### Stated exercise
Render the material again word for word, skipping the pictures in it.
##### Dataset excerpt #####
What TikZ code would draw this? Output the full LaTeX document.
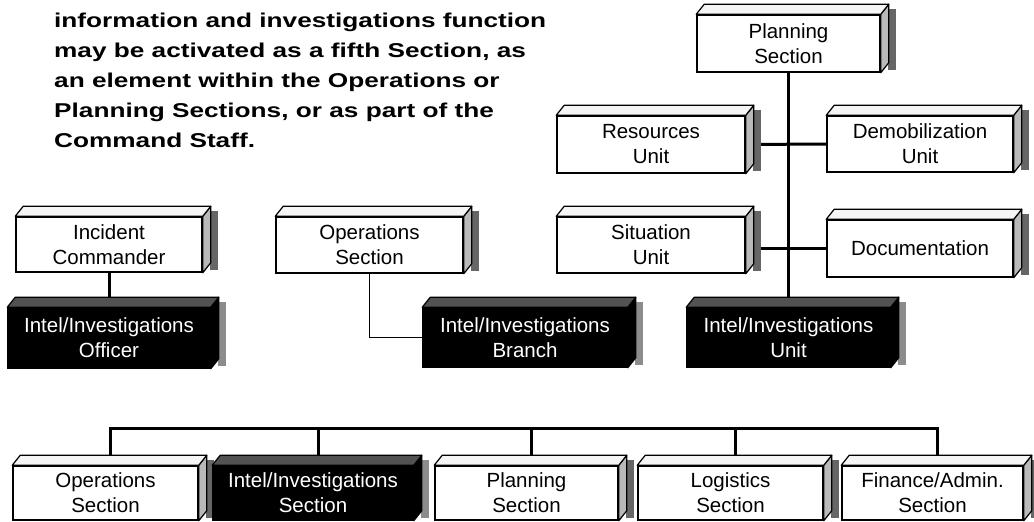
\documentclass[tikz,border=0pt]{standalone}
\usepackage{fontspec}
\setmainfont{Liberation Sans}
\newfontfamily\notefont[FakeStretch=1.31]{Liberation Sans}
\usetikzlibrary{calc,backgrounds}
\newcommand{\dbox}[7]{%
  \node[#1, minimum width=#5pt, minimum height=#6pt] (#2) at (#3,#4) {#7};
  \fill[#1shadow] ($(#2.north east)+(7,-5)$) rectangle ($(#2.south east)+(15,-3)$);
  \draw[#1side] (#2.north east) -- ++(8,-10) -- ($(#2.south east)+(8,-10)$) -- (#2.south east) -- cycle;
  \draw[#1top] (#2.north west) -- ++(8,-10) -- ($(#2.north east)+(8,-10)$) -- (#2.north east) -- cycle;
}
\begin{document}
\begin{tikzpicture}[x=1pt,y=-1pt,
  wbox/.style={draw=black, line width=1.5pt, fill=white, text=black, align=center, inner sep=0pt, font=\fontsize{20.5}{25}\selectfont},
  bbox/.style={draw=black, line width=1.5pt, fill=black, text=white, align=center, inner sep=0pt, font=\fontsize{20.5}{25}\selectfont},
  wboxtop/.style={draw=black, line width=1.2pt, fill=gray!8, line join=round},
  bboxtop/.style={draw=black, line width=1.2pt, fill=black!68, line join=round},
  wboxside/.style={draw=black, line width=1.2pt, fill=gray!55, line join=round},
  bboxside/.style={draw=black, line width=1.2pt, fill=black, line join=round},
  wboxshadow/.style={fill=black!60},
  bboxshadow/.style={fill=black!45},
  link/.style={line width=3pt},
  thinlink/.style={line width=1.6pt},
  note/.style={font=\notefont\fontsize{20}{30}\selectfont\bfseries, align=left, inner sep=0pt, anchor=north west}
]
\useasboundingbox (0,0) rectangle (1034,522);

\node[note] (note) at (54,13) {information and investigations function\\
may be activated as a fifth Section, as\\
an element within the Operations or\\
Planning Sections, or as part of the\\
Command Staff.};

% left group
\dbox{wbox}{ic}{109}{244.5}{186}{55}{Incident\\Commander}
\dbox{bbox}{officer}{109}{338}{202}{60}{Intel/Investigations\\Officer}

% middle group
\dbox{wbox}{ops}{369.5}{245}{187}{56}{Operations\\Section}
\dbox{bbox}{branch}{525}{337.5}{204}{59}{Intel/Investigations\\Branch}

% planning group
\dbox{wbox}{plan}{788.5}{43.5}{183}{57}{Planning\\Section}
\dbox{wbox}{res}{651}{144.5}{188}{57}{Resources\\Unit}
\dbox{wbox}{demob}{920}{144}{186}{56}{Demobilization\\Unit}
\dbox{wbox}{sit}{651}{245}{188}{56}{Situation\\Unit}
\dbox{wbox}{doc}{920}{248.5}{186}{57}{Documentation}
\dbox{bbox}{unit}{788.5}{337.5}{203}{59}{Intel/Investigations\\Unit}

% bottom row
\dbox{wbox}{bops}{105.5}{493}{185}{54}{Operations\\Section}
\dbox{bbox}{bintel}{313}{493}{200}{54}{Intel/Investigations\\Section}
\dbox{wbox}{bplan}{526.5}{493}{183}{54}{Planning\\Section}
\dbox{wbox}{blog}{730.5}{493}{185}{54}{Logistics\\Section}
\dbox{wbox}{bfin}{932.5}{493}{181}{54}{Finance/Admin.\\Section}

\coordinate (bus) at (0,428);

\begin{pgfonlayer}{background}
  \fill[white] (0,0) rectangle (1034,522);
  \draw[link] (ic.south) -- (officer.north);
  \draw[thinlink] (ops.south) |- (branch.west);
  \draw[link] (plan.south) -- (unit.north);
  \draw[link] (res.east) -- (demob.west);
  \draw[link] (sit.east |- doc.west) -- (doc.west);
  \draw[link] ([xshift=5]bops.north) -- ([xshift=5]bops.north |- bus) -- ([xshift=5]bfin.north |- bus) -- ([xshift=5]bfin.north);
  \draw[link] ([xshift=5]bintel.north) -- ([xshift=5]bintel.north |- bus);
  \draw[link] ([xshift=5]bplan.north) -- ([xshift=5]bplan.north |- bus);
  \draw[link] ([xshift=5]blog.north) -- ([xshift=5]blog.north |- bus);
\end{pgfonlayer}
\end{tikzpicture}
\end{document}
#####
### Reply
What TikZ code would draw this? Output the full LaTeX document.
\documentclass[tikz,border=0pt]{standalone}
\usepackage{fontspec}
\setmainfont{Liberation Sans}
\newfontfamily\notefont[FakeStretch=1.31]{Liberation Sans}
\usetikzlibrary{calc,backgrounds}
\newcommand{\dbox}[7]{%
  \node[#1, minimum width=#5pt, minimum height=#6pt] (#2) at (#3,#4) {#7};
  \fill[#1shadow] ($(#2.north east)+(7,-5)$) rectangle ($(#2.south east)+(15,-3)$);
  \draw[#1side] (#2.north east) -- ++(8,-10) -- ($(#2.south east)+(8,-10)$) -- (#2.south east) -- cycle;
  \draw[#1top] (#2.north west) -- ++(8,-10) -- ($(#2.north east)+(8,-10)$) -- (#2.north east) -- cycle;
}
\begin{document}
\begin{tikzpicture}[x=1pt,y=-1pt,
  wbox/.style={draw=black, line width=1.5pt, fill=white, text=black, align=center, inner sep=0pt, font=\fontsize{20.5}{25}\selectfont},
  bbox/.style={draw=black, line width=1.5pt, fill=black, text=white, align=center, inner sep=0pt, font=\fontsize{20.5}{25}\selectfont},
  wboxtop/.style={draw=black, line width=1.2pt, fill=gray!8, line join=round},
  bboxtop/.style={draw=black, line width=1.2pt, fill=black!68, line join=round},
  wboxside/.style={draw=black, line width=1.2pt, fill=gray!55, line join=round},
  bboxside/.style={draw=black, line width=1.2pt, fill=black, line join=round},
  wboxshadow/.style={fill=black!60},
  bboxshadow/.style={fill=black!45},
  link/.style={line width=3pt},
  thinlink/.style={line width=1.6pt},
  note/.style={font=\notefont\fontsize{20}{30}\selectfont\bfseries, align=left, inner sep=0pt, anchor=north west}
]
\useasboundingbox (0,0) rectangle (1034,522);

\node[note] (note) at (54,13) {information and investigations function\\
may be activated as a fifth Section, as\\
an element within the Operations or\\
Planning Sections, or as part of the\\
Command Staff.};

% left group
\dbox{wbox}{ic}{109}{244.5}{186}{55}{Incident\\Commander}
\dbox{bbox}{officer}{109}{338}{202}{60}{Intel/Investigations\\Officer}

% middle group
\dbox{wbox}{ops}{369.5}{245}{187}{56}{Operations\\Section}
\dbox{bbox}{branch}{525}{337.5}{204}{59}{Intel/Investigations\\Branch}

% planning group
\dbox{wbox}{plan}{788.5}{43.5}{183}{57}{Planning\\Section}
\dbox{wbox}{res}{651}{144.5}{188}{57}{Resources\\Unit}
\dbox{wbox}{demob}{920}{144}{186}{56}{Demobilization\\Unit}
\dbox{wbox}{sit}{651}{245}{188}{56}{Situation\\Unit}
\dbox{wbox}{doc}{920}{248.5}{186}{57}{Documentation}
\dbox{bbox}{unit}{788.5}{337.5}{203}{59}{Intel/Investigations\\Unit}

% bottom row
\dbox{wbox}{bops}{105.5}{493}{185}{54}{Operations\\Section}
\dbox{bbox}{bintel}{313}{493}{200}{54}{Intel/Investigations\\Section}
\dbox{wbox}{bplan}{526.5}{493}{183}{54}{Planning\\Section}
\dbox{wbox}{blog}{730.5}{493}{185}{54}{Logistics\\Section}
\dbox{wbox}{bfin}{932.5}{493}{181}{54}{Finance/Admin.\\Section}

\coordinate (bus) at (0,428);

\begin{pgfonlayer}{background}
  \fill[white] (0,0) rectangle (1034,522);
  \draw[link] (ic.south) -- (officer.north);
  \draw[thinlink] (ops.south) |- (branch.west);
  \draw[link] (plan.south) -- (unit.north);
  \draw[link] (res.east) -- (demob.west);
  \draw[link] (sit.east |- doc.west) -- (doc.west);
  \draw[link] ([xshift=5]bops.north) -- ([xshift=5]bops.north |- bus) -- ([xshift=5]bfin.north |- bus) -- ([xshift=5]bfin.north);
  \draw[link] ([xshift=5]bintel.north) -- ([xshift=5]bintel.north |- bus);
  \draw[link] ([xshift=5]bplan.north) -- ([xshift=5]bplan.north |- bus);
  \draw[link] ([xshift=5]blog.north) -- ([xshift=5]blog.north |- bus);
\end{pgfonlayer}
\end{tikzpicture}
\end{document}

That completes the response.